Tesla shares tumbled a day after Musk's interview was published

By Jason Duaine Hahn
August 17, 2018 02:48 PM

Elon Musk is admitting that the stress of his multibillion-dollar companies is taking a toll on his well-being.

“This past year has been the most difficult and painful year of my career,” Musk — the co-founder and CEO of SpaceX, Tesla and Neuralink — told the New York Times on Thursday. “It was excruciating.”

Musk — who reportedly alternated between laughing and crying during his interview detailed a life filled with 120-hour work weeks, which has often prevented him from seeing family and almost kept him from making it to his brother’s wedding in Catalonia.

This intense schedule has been the case for the better part of the last two decades, which has spanned Musk’s three marriages, the births of his twins and triplets and the loss of his infant son in 2002 due to SIDS.

“There were times when I didn’t leave the factory for three or four days — days when I didn’t go outside,” he said. “This has really come at the expense of seeing my kids. And seeing friends.”

When Musk turned 47 in June, there wasn’t much of a celebration, he “struggled” to tell the newspaper. He spent the entire 24 hours of the day at work.

“All night — no friends, nothing,” Musk said.

Because he has trouble resting, the Tesla CEO — who dated actress Amber Heard on and off for years — also admitted he sometimes uses Ambien, a powerful sleep medication.

“It is often a choice of no sleep or Ambien,” he said. The Times reported that members of Tesla’s board have expressed concern about his use of the medication, which can sometimes prove addictive.

The Times interview comes during a tumultuous time for Musk, which has seen him become the focus of controversy, largely due to his social media usage.

When 12 members of a youth soccer team were trapped in a cave in Thailand in July, Musk and engineers from SpaceX helped to craft a submarine to assist in the rescue. Musk was on hand in the country to deliver the machine, but rescue officials opted not to use it. Musk was later criticized by the lead rescuer, Vernon Unsworth, who called the submarine a “PR stunt.” Unsworth also said Musk could “stick his submarine where it hurts.”

Musk sent out a series of now-deleted tweets referring to Unsworth as a “pedo guy.” Musk apologized for his remarks, but Tesla shares took a hit the following day, and Unsworth said he is considering legal action.

Musk found Twitter controversy once again in early August, when he published a tweet announcing he was taking Tesla private for $420 a share, and already had “funding secured.” The message sent Tesla’s stock soaring, but it became the focus of an SEC investigation and reportedly infuriated Tesla shareholders.
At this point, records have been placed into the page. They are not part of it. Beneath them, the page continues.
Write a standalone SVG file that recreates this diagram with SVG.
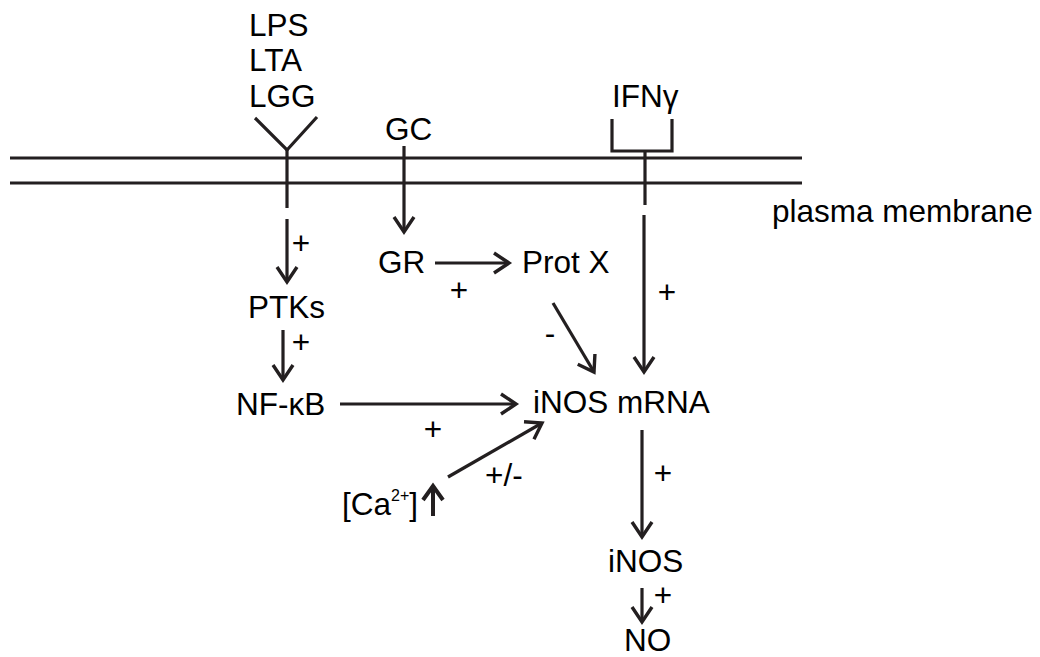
<svg xmlns="http://www.w3.org/2000/svg" width="1040" height="657" viewBox="0 0 1040 657">
<style>
text{font-family:"Liberation Sans",Arial,sans-serif;font-size:31.5px;fill:#000}
.l{stroke:#231f20;stroke-width:3.2;fill:none}
.c{text-anchor:middle}
</style>
<defs>
<marker id="ah" markerUnits="userSpaceOnUse" viewBox="-18 -12 20 24" refX="0" refY="0" markerWidth="20" markerHeight="24" orient="auto" overflow="visible">
<path d="M-15,-10 L0,0 L-15,10" fill="none" stroke="#231f20" stroke-width="3.4"/>
</marker>
</defs>
<rect width="1040" height="657" fill="#fff"/>
<g id="membrane">
<line class="l" x1="10" y1="158" x2="802" y2="158"/>
<line class="l" x1="10" y1="183" x2="802" y2="183"/>
<text x="772" y="222">plasma membrane</text>
</g>
<g id="lps">
<text x="249" y="36">LPS</text>
<text x="249" y="71">LTA</text>
<text x="249" y="107">LGG</text>
<polyline class="l" points="255,118 287,150 317,117"/>
<line class="l" x1="287" y1="150" x2="287" y2="208"/>
</g>
<g id="gc"><text x="385" y="140">GC</text></g>
<g id="ifn">
<text x="612" y="107">IFNγ</text>
<polyline class="l" points="612,119 612,151 672,151 672,119"/>
<line class="l" x1="645" y1="151" x2="645" y2="205"/>
</g>
<g id="gr"><text x="378" y="273">GR</text></g>
<g id="protx"><text x="522" y="273">Prot X</text></g>
<g id="ptks"><text x="248" y="318">PTKs</text></g>
<g id="nfkb"><text x="236" y="415">NF-κB</text></g>
<g id="mrna"><text x="533" y="413">iNOS mRNA</text></g>
<g id="ca">
<text x="342" y="515">[Ca<tspan font-size="16" dy="-14">2+</tspan><tspan dy="14">]</tspan></text>
<line x1="433" y1="516" x2="433" y2="487" stroke="#231f20" stroke-width="4"/>
<polyline points="423,500 433,486 443,500" fill="none" stroke="#231f20" stroke-width="4"/>
</g>
<g id="inos"><text x="608" y="572">iNOS</text></g>
<g id="no"><text x="624" y="651">NO</text></g>
<g id="connectors">
<line class="l" x1="287" y1="219" x2="287" y2="282" marker-end="url(#ah)"/>
<line class="l" x1="404" y1="146" x2="404" y2="232" marker-end="url(#ah)"/>
<line class="l" x1="435" y1="263" x2="509" y2="263" marker-end="url(#ah)"/>
<line class="l" x1="283" y1="330" x2="283" y2="380" marker-end="url(#ah)"/>
<line class="l" x1="340" y1="404" x2="516" y2="404" marker-end="url(#ah)"/>
<line class="l" x1="553" y1="303" x2="594" y2="372" marker-end="url(#ah)"/>
<line class="l" x1="644" y1="215" x2="644" y2="372" marker-end="url(#ah)"/>
<line class="l" x1="448" y1="477" x2="542" y2="423" marker-end="url(#ah)"/>
<line class="l" x1="642" y1="430" x2="642" y2="537" marker-end="url(#ah)"/>
<line class="l" x1="642" y1="588" x2="642" y2="622" marker-end="url(#ah)"/>
<text class="c" x="301" y="254">+</text>
<text class="c" x="459" y="301">+</text>
<text class="c" x="301" y="353">+</text>
<text class="c" x="433" y="440">+</text>
<text class="c" x="667" y="303">+</text>
<text class="c" x="550" y="344">-</text>
<text x="485" y="486">+/-</text>
<text class="c" x="663" y="484">+</text>
<text class="c" x="663" y="606">+</text>
</g>
</svg>
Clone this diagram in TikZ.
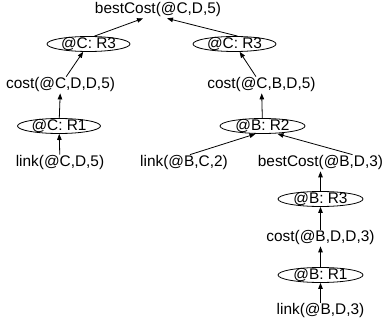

It also became a meme.

The tweet — which got more than 22,000 replies — led many to believe Elon was using marijuana when he sent it because it referenced “420.” Musk said that was not the case.

“I was not on weed, to be clear,” he told the Times. “Weed is not helpful for productivity.”

While Tesla’s products are largely praised for their technological advancements and has enjoyed success, Musk said he has paid a price for it.

“I thought the worst of it was over — I thought it was,” he said. “The worst is over from a Tesla operational standpoint… But from a personal pain standpoint, the worst is yet to come.”

Elon Musk with girlfriend, Grimes
Neilson Barnard/Getty

Last week, Musk — who is dating the singer Grimes — was the target of a series of tweets from Azealia Banks, who alleged she spent a weekend at Musk’s home with his girlfriend Grimes. In the tweets, Banks claimed Musk posted his “funding secured” tweet while using acid, and that she was only invited to participate in a threesome that didn’t take place.

A spokesperson for Musk told PEOPLE the claims are “absolute nonsense.”

The Times reported that Tesla’s brass may be looking to hire a No. 2 executive to help relieve Musk of some of his day-to-day duties. When asked if he would consider leaving his role with the company, Musk responded in the negative, but said if there was someone who could do it better than him, he would reconsider.

“They can have the job,” he said. “Is there someone who can do the job better? They can have the reins right now.”